* GOAL *
The exercise asks you to copy every line below in which "this" appears.

* PROVIDED RECORDS *
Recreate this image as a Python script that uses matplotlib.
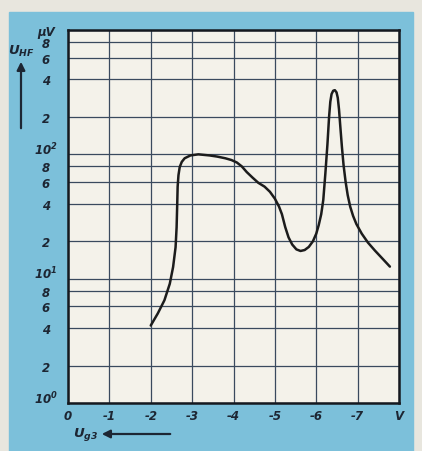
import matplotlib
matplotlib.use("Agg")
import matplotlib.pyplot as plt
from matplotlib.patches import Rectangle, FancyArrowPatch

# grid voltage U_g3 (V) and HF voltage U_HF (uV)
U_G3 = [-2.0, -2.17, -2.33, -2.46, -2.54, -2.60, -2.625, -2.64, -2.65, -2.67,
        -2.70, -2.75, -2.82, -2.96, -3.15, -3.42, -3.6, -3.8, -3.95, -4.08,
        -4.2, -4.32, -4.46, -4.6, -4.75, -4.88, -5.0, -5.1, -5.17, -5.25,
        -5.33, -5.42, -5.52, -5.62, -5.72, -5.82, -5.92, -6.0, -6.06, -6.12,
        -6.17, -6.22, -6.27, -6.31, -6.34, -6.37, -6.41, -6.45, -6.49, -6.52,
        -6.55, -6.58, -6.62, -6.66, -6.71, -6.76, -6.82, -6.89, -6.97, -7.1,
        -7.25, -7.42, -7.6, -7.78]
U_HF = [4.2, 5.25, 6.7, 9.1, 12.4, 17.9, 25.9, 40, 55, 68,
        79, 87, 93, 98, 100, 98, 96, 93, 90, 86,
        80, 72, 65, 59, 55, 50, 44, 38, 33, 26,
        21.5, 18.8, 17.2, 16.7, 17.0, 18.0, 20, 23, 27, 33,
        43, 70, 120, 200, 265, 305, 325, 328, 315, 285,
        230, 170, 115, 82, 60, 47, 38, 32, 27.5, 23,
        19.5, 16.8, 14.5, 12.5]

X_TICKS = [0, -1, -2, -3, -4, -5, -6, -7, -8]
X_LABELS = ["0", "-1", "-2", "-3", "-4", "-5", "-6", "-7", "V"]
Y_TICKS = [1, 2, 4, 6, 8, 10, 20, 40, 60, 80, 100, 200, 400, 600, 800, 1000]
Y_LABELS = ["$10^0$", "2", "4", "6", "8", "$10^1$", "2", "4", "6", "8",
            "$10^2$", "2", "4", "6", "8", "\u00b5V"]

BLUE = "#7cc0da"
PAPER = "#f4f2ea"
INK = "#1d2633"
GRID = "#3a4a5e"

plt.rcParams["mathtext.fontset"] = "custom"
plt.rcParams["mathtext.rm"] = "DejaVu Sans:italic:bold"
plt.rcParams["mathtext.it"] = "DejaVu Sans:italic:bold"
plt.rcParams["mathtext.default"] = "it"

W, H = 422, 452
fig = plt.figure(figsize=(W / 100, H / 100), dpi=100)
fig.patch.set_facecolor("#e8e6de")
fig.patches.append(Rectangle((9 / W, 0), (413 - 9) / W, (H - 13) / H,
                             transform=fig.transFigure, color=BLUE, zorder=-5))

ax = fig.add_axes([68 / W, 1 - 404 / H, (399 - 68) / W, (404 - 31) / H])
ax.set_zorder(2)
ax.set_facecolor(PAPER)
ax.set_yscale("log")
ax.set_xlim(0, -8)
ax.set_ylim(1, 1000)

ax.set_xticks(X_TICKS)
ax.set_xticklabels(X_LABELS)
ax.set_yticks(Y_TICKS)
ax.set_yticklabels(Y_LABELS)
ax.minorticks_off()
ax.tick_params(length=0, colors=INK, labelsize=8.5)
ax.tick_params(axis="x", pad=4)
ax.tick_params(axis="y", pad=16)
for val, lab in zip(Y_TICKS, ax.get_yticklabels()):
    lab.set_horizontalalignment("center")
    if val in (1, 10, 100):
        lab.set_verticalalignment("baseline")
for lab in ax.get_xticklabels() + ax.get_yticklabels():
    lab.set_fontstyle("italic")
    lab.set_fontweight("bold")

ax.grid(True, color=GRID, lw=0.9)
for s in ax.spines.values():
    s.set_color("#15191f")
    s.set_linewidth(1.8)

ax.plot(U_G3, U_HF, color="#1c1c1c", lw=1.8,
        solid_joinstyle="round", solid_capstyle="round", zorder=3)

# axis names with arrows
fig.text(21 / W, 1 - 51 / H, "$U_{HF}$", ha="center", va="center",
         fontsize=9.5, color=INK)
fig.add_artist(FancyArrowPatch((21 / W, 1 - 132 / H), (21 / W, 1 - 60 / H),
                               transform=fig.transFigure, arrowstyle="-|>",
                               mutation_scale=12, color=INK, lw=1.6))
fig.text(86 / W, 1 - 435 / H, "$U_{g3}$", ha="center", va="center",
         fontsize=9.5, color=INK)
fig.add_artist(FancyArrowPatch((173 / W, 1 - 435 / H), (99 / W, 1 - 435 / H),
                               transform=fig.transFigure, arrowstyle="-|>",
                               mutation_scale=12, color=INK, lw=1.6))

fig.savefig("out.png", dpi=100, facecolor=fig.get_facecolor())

* * *

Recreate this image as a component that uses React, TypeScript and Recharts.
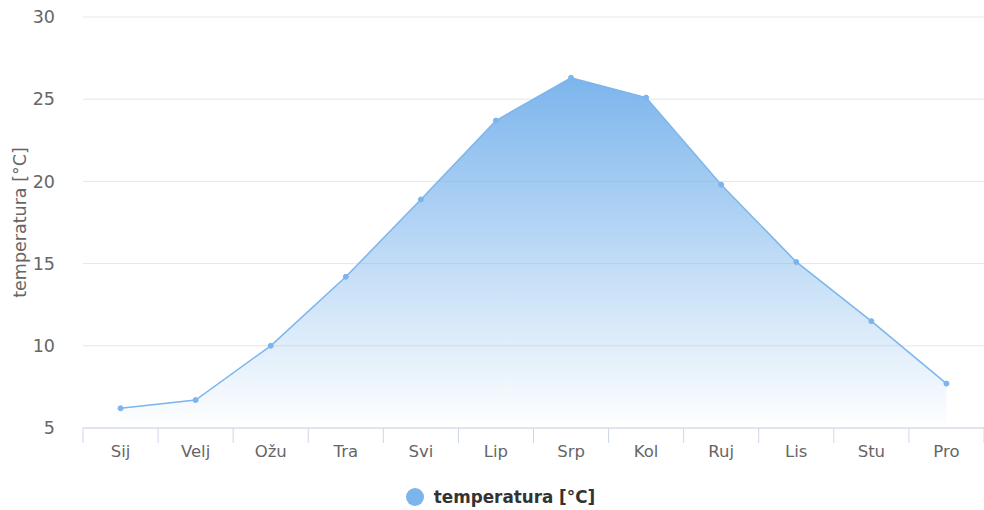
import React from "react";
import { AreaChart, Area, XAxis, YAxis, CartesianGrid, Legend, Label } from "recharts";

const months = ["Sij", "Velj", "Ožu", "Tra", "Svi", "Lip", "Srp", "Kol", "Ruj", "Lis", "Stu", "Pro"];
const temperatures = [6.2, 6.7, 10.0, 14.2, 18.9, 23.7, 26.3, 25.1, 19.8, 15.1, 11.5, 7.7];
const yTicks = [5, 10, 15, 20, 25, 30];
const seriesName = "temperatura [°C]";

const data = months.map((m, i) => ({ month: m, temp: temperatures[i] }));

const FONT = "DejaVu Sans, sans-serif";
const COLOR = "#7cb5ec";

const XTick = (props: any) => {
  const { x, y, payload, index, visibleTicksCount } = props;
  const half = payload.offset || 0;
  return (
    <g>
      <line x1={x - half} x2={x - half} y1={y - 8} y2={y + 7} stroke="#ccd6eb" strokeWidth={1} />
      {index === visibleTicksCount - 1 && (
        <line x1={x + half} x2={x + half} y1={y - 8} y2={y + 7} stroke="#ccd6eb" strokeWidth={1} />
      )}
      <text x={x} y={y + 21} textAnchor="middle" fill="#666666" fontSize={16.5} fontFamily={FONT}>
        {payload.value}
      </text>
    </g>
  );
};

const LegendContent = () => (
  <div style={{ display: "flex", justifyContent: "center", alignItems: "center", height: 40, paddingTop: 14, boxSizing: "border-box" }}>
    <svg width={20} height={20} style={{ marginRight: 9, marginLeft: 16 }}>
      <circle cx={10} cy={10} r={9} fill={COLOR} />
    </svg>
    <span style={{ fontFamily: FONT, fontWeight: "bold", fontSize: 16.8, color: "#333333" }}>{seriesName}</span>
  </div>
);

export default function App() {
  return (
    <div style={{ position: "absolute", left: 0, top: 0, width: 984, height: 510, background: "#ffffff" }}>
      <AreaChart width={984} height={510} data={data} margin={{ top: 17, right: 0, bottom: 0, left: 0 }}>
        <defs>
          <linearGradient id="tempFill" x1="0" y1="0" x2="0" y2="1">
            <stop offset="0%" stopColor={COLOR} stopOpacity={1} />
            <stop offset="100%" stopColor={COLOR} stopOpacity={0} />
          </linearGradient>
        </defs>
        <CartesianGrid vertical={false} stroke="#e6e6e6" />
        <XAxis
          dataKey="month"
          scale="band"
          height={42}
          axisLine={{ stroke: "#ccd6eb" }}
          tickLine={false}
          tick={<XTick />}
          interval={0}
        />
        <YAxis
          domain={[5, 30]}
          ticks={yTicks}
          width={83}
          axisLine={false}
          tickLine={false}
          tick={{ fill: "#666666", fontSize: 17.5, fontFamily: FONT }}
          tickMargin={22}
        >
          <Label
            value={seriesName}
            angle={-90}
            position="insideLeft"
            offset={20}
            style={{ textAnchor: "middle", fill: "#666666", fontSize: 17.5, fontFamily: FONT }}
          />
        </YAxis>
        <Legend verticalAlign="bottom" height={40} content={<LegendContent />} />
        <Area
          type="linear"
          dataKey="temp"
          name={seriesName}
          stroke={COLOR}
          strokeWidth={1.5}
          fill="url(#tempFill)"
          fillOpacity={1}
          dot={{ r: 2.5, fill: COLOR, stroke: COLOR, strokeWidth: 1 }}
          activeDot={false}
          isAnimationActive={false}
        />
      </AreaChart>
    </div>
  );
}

* COMPLETED EXERCISE *
Recreate this image as a Python script that uses matplotlib.
Recreate this image as a component that uses React, TypeScript and Recharts.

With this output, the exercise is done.